- Written instruction
Print only the lines from the top of the data through the line with "const yTicks = [0,5,10,15,20,25];", both included, skipping every picture.
——————
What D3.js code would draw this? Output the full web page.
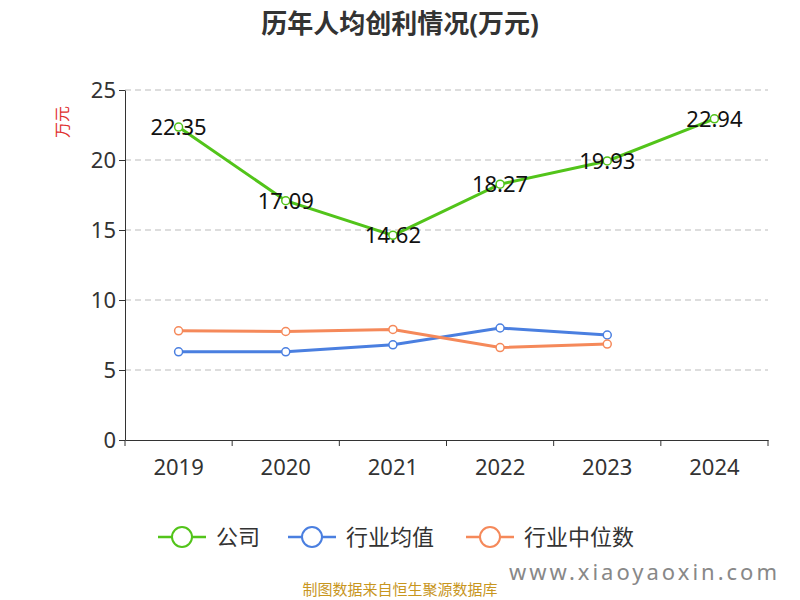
<!DOCTYPE html>
<html><head><meta charset="utf-8">
<script src="https://cdn.jsdelivr.net/npm/d3@7"></script>
<style>body{margin:0;background:#fff}text{font-family:"Noto Sans","Noto Sans CJK SC",sans-serif}</style>
</head><body><svg width="800" height="600"></svg>
<script>
const years = ["2019","2020","2021","2022","2023","2024"];
const company = [22.35,17.09,14.62,18.27,19.93,22.94];
const industryMean = [6.3,6.3,6.8,8.0,7.5,null];
const industryMedian = [7.8,7.75,7.9,6.6,6.85,null];
const yTicks = [0,5,10,15,20,25];

const svg = d3.select("svg");
const margin = {top:90,left:125,right:32,bottom:160};
const width = 800-margin.left-margin.right, height = 600-margin.top-margin.bottom;
const x = d3.scaleBand(years,[0,width]);
const y = d3.scaleLinear([0,25],[height,0]);
const g = svg.append("g").attr("transform",`translate(${margin.left},${margin.top})`);

svg.append("text").attr("x",400).attr("y",33).attr("text-anchor","middle")
	.attr("font-size",26).attr("font-weight","bold").attr("fill","#333").text("历年人均创利情况(万元)");
svg.append("text").attr("transform","translate(68,122) rotate(-90)").attr("text-anchor","middle")
	.attr("font-size",16).attr("fill","#e03030").text("万元");

g.selectAll(".grid").data(yTicks.slice(1)).join("line")
	.attr("x1",0).attr("x2",width).attr("y1",d=>y(d)).attr("y2",d=>y(d))
	.attr("stroke","#bbb").attr("stroke-dasharray","6,4");

const gy = g.append("g").call(d3.axisLeft(y).tickValues(yTicks).tickSize(6).tickSizeOuter(0));
gy.selectAll("text").attr("font-size",22).attr("fill","#333");
gy.selectAll("line,path").attr("stroke","#333");
const gx = g.append("g").attr("transform",`translate(0,${height})`).call(d3.axisBottom(x).tickSize(6).tickSizeOuter(0));
gx.selectAll(".tick line").attr("transform",`translate(${-x.bandwidth()/2},0)`);
gx.append("line").attr("x1",width).attr("x2",width).attr("y1",0).attr("y2",6).attr("stroke","#333");
gx.selectAll("text").attr("font-size",22).attr("fill","#333").attr("dy","1.2em");
gx.selectAll("line,path").attr("stroke","#333");

const cx = (d,i)=>x(years[i])+x.bandwidth()/2;
const series = [
	{name:"公司",data:company,color:"#52c41a"},
	{name:"行业均值",data:industryMean,color:"#4a7fe0"},
	{name:"行业中位数",data:industryMedian,color:"#f5895a"}
];
series.forEach(s=>{
	const line = d3.line().defined(d=>d!=null).x(cx).y(d=>y(d));
	g.append("path").attr("d",line(s.data)).attr("fill","none").attr("stroke",s.color).attr("stroke-width",3);
	g.selectAll(null).data(s.data.map((v,i)=>[v,i]).filter(d=>d[0]!=null)).join("circle")
		.attr("cx",d=>cx(d[0],d[1])).attr("cy",d=>y(d[0])).attr("r",4)
		.attr("fill","#fff").attr("stroke",s.color).attr("stroke-width",1.5);
});
g.selectAll(".lbl").data(company).join("text")
	.attr("x",cx).attr("y",d=>y(d)+8).attr("text-anchor","middle")
	.attr("font-size",22).attr("fill","#111").text(d=>d.toFixed(2));

const lx = [158,288,466];
series.forEach((s,i)=>{
	const lg = svg.append("g").attr("transform",`translate(${lx[i]},537)`);
	lg.append("line").attr("x1",0).attr("x2",48).attr("stroke",s.color).attr("stroke-width",2.5);
	lg.append("circle").attr("cx",24).attr("r",10).attr("fill","#fff").attr("stroke",s.color).attr("stroke-width",2);
	lg.append("text").attr("x",58).attr("y",8).attr("font-size",22).attr("fill","#333").text(s.name);
});
svg.append("text").attr("x",400).attr("y",595).attr("text-anchor","middle").attr("font-size",15).attr("fill","#c8961e").text("制图数据来自恒生聚源数据库");
svg.append("text").attr("x",780).attr("y",580).attr("text-anchor","end").attr("font-size",22).attr("letter-spacing",3).attr("fill","#888").text("www.xiaoyaoxin.com");
</script></body></html>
——————
- Response to this exercise
What D3.js code would draw this? Output the full web page.
<!DOCTYPE html>
<html><head><meta charset="utf-8">
<script src="https://cdn.jsdelivr.net/npm/d3@7"></script>
<style>body{margin:0;background:#fff}text{font-family:"Noto Sans","Noto Sans CJK SC",sans-serif}</style>
</head><body><svg width="800" height="600"></svg>
<script>
const years = ["2019","2020","2021","2022","2023","2024"];
const company = [22.35,17.09,14.62,18.27,19.93,22.94];
const industryMean = [6.3,6.3,6.8,8.0,7.5,null];
const industryMedian = [7.8,7.75,7.9,6.6,6.85,null];
const yTicks = [0,5,10,15,20,25];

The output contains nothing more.